WARTAKINIAN.COM - Banyaknya kasus bullying di lingkungan sekolah menunjukkan lemahnya peraturan anti kekerasan di lingkungan sekolah serta pengawasan guru terhadap siswanya tidaklah maksimal. Tak jarang, pihak sekolah tutup mata dengan kasus bullying dan tidak menyelesaikannya dengan tuntas.
Para pelaku bully dapat dianggap memiliki perilaku menyimpang yang terkadang tidak dilakukan oleh anak seusianya. Banyak faktor seorang anak melakukan bullying, seperti kecemburuan antar teman, tidak mendapatkan perhatian, atau merasa punya kuasa.
Bahkan, tak jarang korban bully melakukan bunuh diri akibat tidak tahan terhadap tekanan dan trauma pasca-bullying yang dialaminya.
Apabila ditelusuri lebih jauh, pendidikan dalam keluarga dan hubungan anak dengan orang tua juga dapat mempengaruhi seorang anak menjadi pelaku bullying.
Beberapa kasus menunjukkan anak-anak yang memiliki masalah keluarga rentan menjadi pelaku bullying karena ingin mencari perhatian dan bertindak seenaknya.
Banyaknya kasus bullying di lingkungan sekolah seharusnya membuat semua yang terlibat berbenah diri. Tidak hanya pihak sekolah, dari keluarga dan lingkungan masyarakat juga harus benar-benar serius dalam mencegah adanya bullying.
Dimulai dari lingkungan keluarga yang dapat memberikan perhatian dan edukasi dini terhadap anak hingga lingkungan sekolah yang memiliki aturan dan sanksi jelas terhadap kasus bullying. Meskipun sudah ada payung hukum bagi pelaku bullying, tidak lantas membuat bullying hilang apalagi di lingkungan sekolah.
Melansir liputan6.com (30/04/2024), Komisioner Komisi Perlindungan Anak Indonesia (KPAI) Putu Elvina menjelaskan, perundungan di lingkungan sekolah umumnya terjadi karena adanya pembiaran.
"Di awal-awal perundungan itu lebih banyak terkesan untuk bercanda, atau anak yang usil isengin anak yang lain. Tapi karena ini sering dianggap hal yang biasa, maka perundungan itu naik dinamikanya menjadi kekerasan," ungkap Putu.
Menurut dia, pelaku yang masih di bawah umur tentu tak luput dari hukuman. Dalam konteks perlindungan anak, aturan tetap harus dipatuhi, tetapi mereka juga harus mendapat rehabilitasi.
"Jangan sampai kemudian pelaku ini melakukan yang kesekian kalinya di tempat lain dengan orang yang lain," tuturnya.
Putu mengingatkan, pelaku di bawah umur juga memiliki kapasitas mental yang masih dalam masa tumbuh kembang.

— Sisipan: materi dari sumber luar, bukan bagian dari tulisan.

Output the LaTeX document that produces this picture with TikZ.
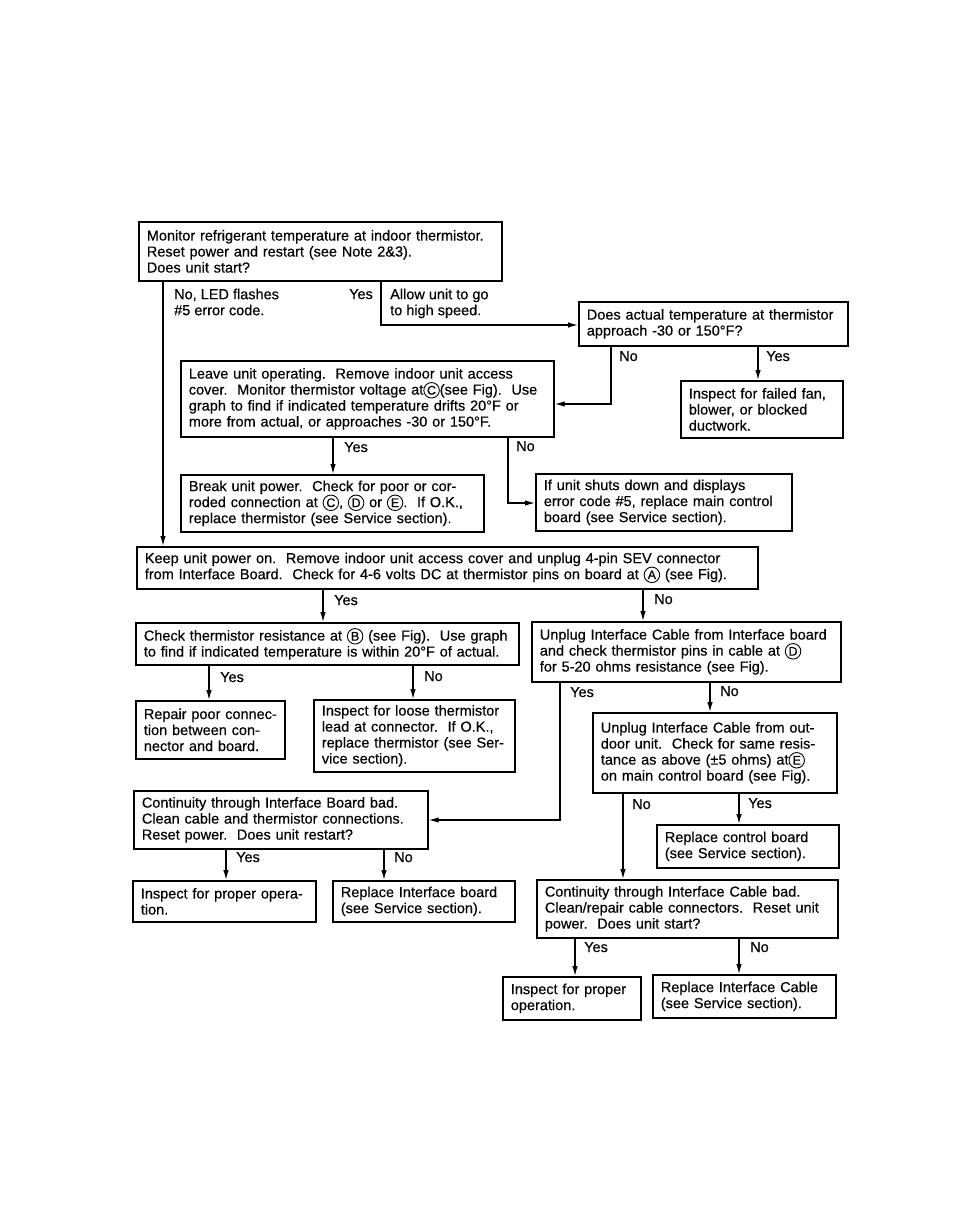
\documentclass[tikz,border=0pt]{standalone}
\usepackage{fontspec}
\setmainfont{Liberation Sans}[FakeBold=0.4]
\usetikzlibrary{arrows.meta}
\newcommand\cir[1]{\tikz[baseline=(cc.base)]\node[circle,draw,line width=0.9pt,inner sep=0pt,minimum size=15.5pt,text width={},align=center,anchor=center,font=\fontsize{12.5}{12.5}\selectfont] (cc) {#1};}
\newcommand\bx[6]{\node[box,minimum width={#4-#2},minimum height={#5-#3},text width={#4-#2-16}] (#1) at (#2,#3) {#6};}
\tikzset{
  txt/.style={font=\fontsize{14.5}{16}\selectfont},
  box/.style={txt,draw,line width=1.7pt,anchor=north west,align=left,inner xsep=8pt,inner ysep=0pt},
  lbl/.style={txt,inner sep=0pt},
  arr/.style={line width=1.2pt,-{Latex[length=10pt,width=5.5pt]}}
}
\begin{document}
\begin{tikzpicture}[x=1pt,y=-1pt]
\fill[white] (0,0) rectangle (954,1225);
\useasboundingbox (0,0) rectangle (954,1225);
% boxes
\bx{b1}{138}{221}{501}{280}{Monitor refrigerant temperature at indoor thermistor.\\Reset power and restart (see Note 2\&3).\\Does unit start?}
\bx{b2}{578}{301}{847}{345}{Does actual temperature at thermistor\\approach -30 or 150°F?}
\bx{b3}{180}{360}{553}{436}{Leave unit operating.\ \ Remove indoor unit access\\cover.\ \ Monitor thermistor voltage at\cir{C}(see Fig).\ \ Use\\graph to find if indicated temperature drifts 20°F or\\more from actual, or approaches -30 or 150°F.}
\bx{b4}{680}{380}{842}{437}{Inspect for failed fan,\\blower, or blocked\\ductwork.}
\bx{b5}{180}{474}{483}{531}{Break unit power.\ \ Check for poor or cor-\\roded connection at \cir{C}, \cir{D} or \cir{E}.\ \ If O.K.,\\replace thermistor (see Service section).}
\bx{b6}{535}{473}{791}{530}{If unit shuts down and displays\\error code \#5, replace main control\\board (see Service section).}
\bx{b7}{136}{546}{757}{588}{Keep unit power on.\ \ Remove indoor unit access cover and unplug 4-pin SEV connector\\from Interface Board.\ \ Check for 4-6 volts DC at thermistor pins on board at \cir{A} (see Fig).}
\bx{b8}{135}{622}{518}{664}{Check thermistor resistance at \cir{B} (see Fig).\ \ Use graph\\to find if indicated temperature is within 20°F of actual.}
\bx{b9}{531}{621}{840}{681}{Unplug Interface Cable from Interface board\\and check thermistor pins in cable at \cir{D}\\for 5-20 ohms resistance (see Fig).}
\bx{b10}{135}{700}{284}{758}{Repair poor connec-\\tion between con-\\nector and board.}
\bx{b11}{313}{699}{514}{771}{Inspect for loose thermistor\\lead at connector.\ \ If O.K.,\\replace thermistor (see Ser-\\vice section).}
\bx{b12}{592}{712}{836}{792}{Unplug Interface Cable from out-\\door unit.\ \ Check for same resis-\\tance as above (±5 ohms) at\cir{E}\\on main control board (see Fig).}
\bx{b13}{656}{824}{838}{867}{Replace control board\\(see Service section).}
\bx{b14}{133}{790}{427}{848}{Continuity through Interface Board bad.\\Clean cable and thermistor connections.\\Reset power.\ \ Does unit restart?}
\bx{b15}{536}{879}{837}{937}{Continuity through Interface Cable bad.\\Clean/repair cable connectors.\ \ Reset unit\\power.\ \ Does unit start?}
\bx{b16}{132}{880}{315}{921}{Inspect for proper opera-\\tion.}
\bx{b17}{332}{880}{514}{921}{Replace Interface board\\(see Service section).}
\bx{b18}{502}{976}{640}{1019}{Inspect for proper\\operation.}
\bx{b19}{652}{974}{835}{1017}{Replace Interface Cable\\(see Service section).}
% branch coordinates
\coordinate (k1) at (163,0);
\coordinate (k2) at (381,325);
\coordinate (k3) at (611,404);
\coordinate (k4) at (758,0);
\coordinate (k5) at (333,0);
\coordinate (k6) at (508,503);
\coordinate (k7) at (323,0);
\coordinate (k8) at (643,0);
\coordinate (k9) at (209,0);
\coordinate (k10) at (413,0);
\coordinate (k11) at (560,820);
\coordinate (k12) at (710,0);
\coordinate (k13) at (623,0);
\coordinate (k14) at (739,0);
\coordinate (k15) at (226,0);
\coordinate (k16) at (384,0);
\coordinate (k17) at (575,0);
\coordinate (k18) at (739,0);
% connectors
\draw[arr] (k1 |- b1.south) -- (k1 |- b7.north);
\draw[arr] (k2 |- b1.south) -- (k2) -- (k2 -| b2.west);
\draw[arr] (k3 |- b2.south) -- (k3) -- (k3 -| b3.east);
\draw[arr] (k4 |- b2.south) -- (k4 |- b4.north);
\draw[arr] (k5 |- b3.south) -- (k5 |- b5.north);
\draw[arr] (k6 |- b3.south) -- (k6) -- (k6 -| b6.west);
\draw[arr] (k7 |- b7.south) -- (k7 |- b8.north);
\draw[arr] (k8 |- b7.south) -- (k8 |- b9.north);
\draw[arr] (k9 |- b8.south) -- (k9 |- b10.north);
\draw[arr] (k10 |- b8.south) -- (k10 |- b11.north);
\draw[arr] (k11 |- b9.south) -- (k11) -- (k11 -| b14.east);
\draw[arr] (k12 |- b9.south) -- (k12 |- b12.north);
\draw[arr] (k13 |- b12.south) -- (k13 |- b15.north);
\draw[arr] (k14 |- b12.south) -- (k14 |- b13.north);
\draw[arr] (k15 |- b14.south) -- (k15 |- b16.north);
\draw[arr] (k16 |- b14.south) -- (k16 |- b17.north);
\draw[arr] (k17 |- b15.south) -- (k17 |- b18.north);
\draw[arr] (k18 |- b15.south) -- (k18 |- b19.north);
% labels
\node[lbl,align=left,anchor=north west] (t1) at (174,288.5) {No, LED flashes\\\#5 error code.};
\node[lbl,anchor=base east] (t2) at (373,299) {Yes};
\node[lbl,align=left,anchor=north west] (t3) at (390,288.5) {Allow unit to go\\to high speed.};
\node[lbl,anchor=base west] (l1) at (619,361) {No};
\node[lbl,anchor=base west] (l2) at (766,361) {Yes};
\node[lbl,anchor=base west] (l3) at (344,452) {Yes};
\node[lbl,anchor=base west] (l4) at (516,451) {No};
\node[lbl,anchor=base west] (l5) at (334,605) {Yes};
\node[lbl,anchor=base west] (l6) at (654,604) {No};
\node[lbl,anchor=base west] (l7) at (220,682) {Yes};
\node[lbl,anchor=base west] (l8) at (424,681) {No};
\node[lbl,anchor=base west] (l9) at (570,697) {Yes};
\node[lbl,anchor=base west] (l10) at (720,696) {No};
\node[lbl,anchor=base west] (l11) at (632,809) {No};
\node[lbl,anchor=base west] (l12) at (748,808) {Yes};
\node[lbl,anchor=base west] (l13) at (236,862) {Yes};
\node[lbl,anchor=base west] (l14) at (394,862) {No};
\node[lbl,anchor=base west] (l15) at (584,952) {Yes};
\node[lbl,anchor=base west] (l16) at (750,952) {No};
\end{tikzpicture}
\end{document}
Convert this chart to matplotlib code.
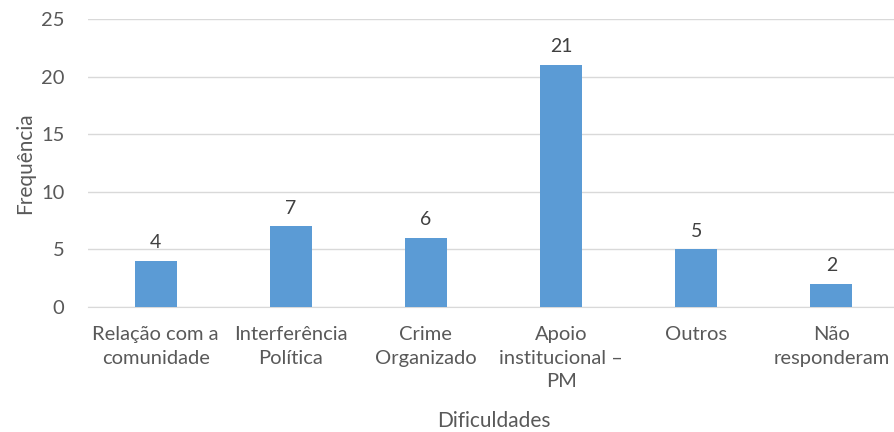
import matplotlib
matplotlib.use("Agg")
import matplotlib.pyplot as plt

# Dificuldades relatadas e frequência de respostas
categorias = [
    "Relação com a\ncomunidade",
    "Interferência\nPolítica",
    "Crime\nOrganizado",
    "Apoio\ninstitucional –\nPM",
    "Outros",
    "Não\nresponderam",
]
frequencias = [4, 7, 6, 21, 5, 2]
yticks = [0, 5, 10, 15, 20, 25]

plt.rcParams['font.family'] = ['Lato', 'DejaVu Sans']
texto = '#595959'

fig = plt.figure(figsize=(8.94, 4.32), dpi=100)
ax = fig.add_axes([88 / 894, 1 - 307 / 432, 811 / 894, 288 / 432])

x = list(range(len(categorias)))
bars = ax.bar(x, frequencias, width=0.31, color='#5B9BD5', zorder=3)
for b, v in zip(bars, frequencias):
    ax.text(b.get_x() + b.get_width() / 2, v + 0.85, str(v), ha='center', va='bottom',
            fontsize=14, color='#404040')

ax.set_xlim(-0.5, len(categorias) - 0.5)
ax.set_ylim(0, 25)
ax.set_yticks(yticks)
ax.set_xticks(x)
ax.set_xticklabels(categorias, fontsize=14.5, color=texto, linespacing=1.45, va='top')
ax.tick_params(axis='y', labelsize=14.5, labelcolor=texto, length=0, pad=17)
ax.tick_params(axis='x', length=0, pad=14)

ax.grid(axis='y', color='#D9D9D9', linewidth=1, zorder=0)
for s in ['top', 'right', 'left']:
    ax.spines[s].set_visible(False)
ax.spines['bottom'].set_color('#D9D9D9')

ax.set_ylabel('Frequência', fontsize=15, color=texto, labelpad=4)
ax.set_xlabel('Dificuldades', fontsize=15, color=texto, labelpad=15)

fig.savefig('out.png', dpi=100)
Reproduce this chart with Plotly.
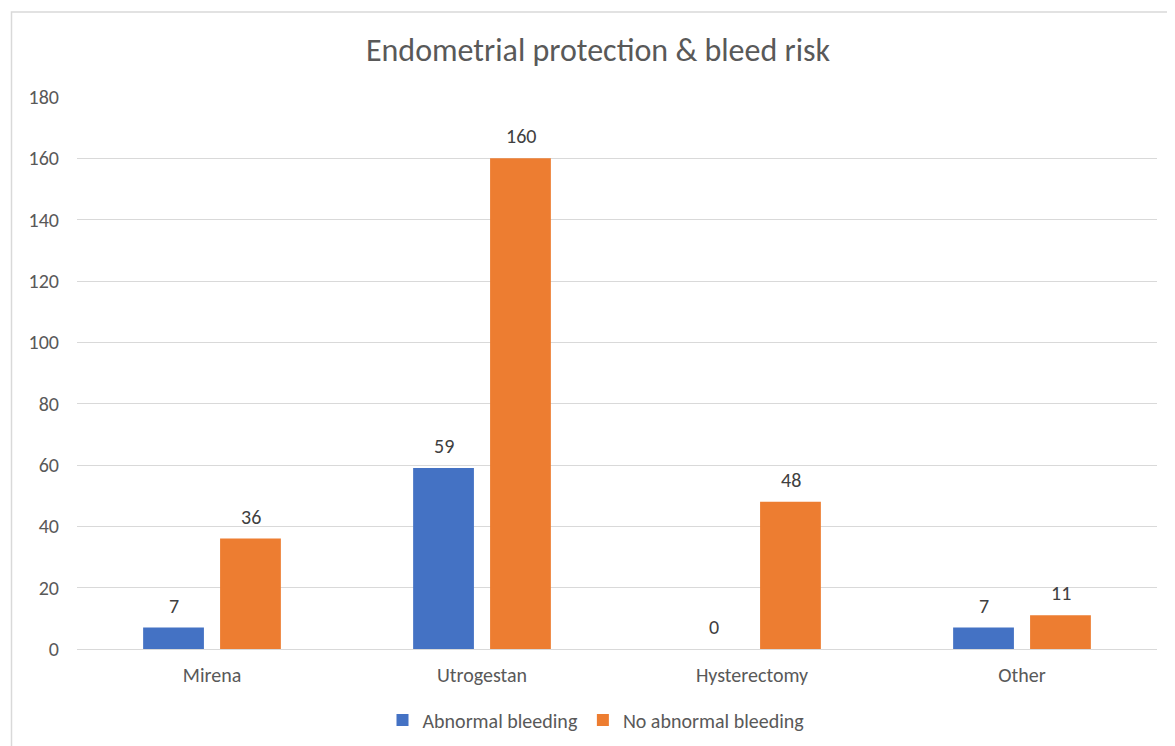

Meski sudah bisa membedakan mana yang baik dan buruk, seringkali pelaku tak mampu mempertimbangkan konsekuensi hukum atas perbuatannya.
"Karena beberapa anak bahkan enggak mengerti hukum. Makanya, kemudian budaya hukum kita masih sangat rendah, masih sering kita kemudian melakukan pelanggaran-pelanggaran yang sangat sederhana," ungkapnya.
"Dorongan untuk melakukan kekerasan dengan cara mem-bully itu kadang-kadang lebih besar daripada kemampuan akal sehat mereka untuk memfilter benar atau salah tadi," kata dia.
Komisioner KPAI Putu Elvina itu mengatakan, sekolah harus bisa mengawasi perilaku murid di lingkungannya. Terutama, guru wajib menegaskan kepada siswa bahwa perundungan adalah hal yang sangat dilarang.
“Guru harus memastikan bahwa di sekolah mereka, di kelas mereka itu zero tolerance terhadap perundungan. Anak-anak dihimbau kalau ada temannya yang suka mengganggu, membully, itu bisa dilaporkan sehingga pencegahan awal bisa dilakukan,” ujar Putu.
“Jadi nanti akan ada anak-anak yang rajin lapor. Guru harus proaktif untuk menyikapi ini, jangan sampai kemudian pembiaran ini dijadikan pintu masuk untuk bully yang lebih serius,” dia mengakhiri.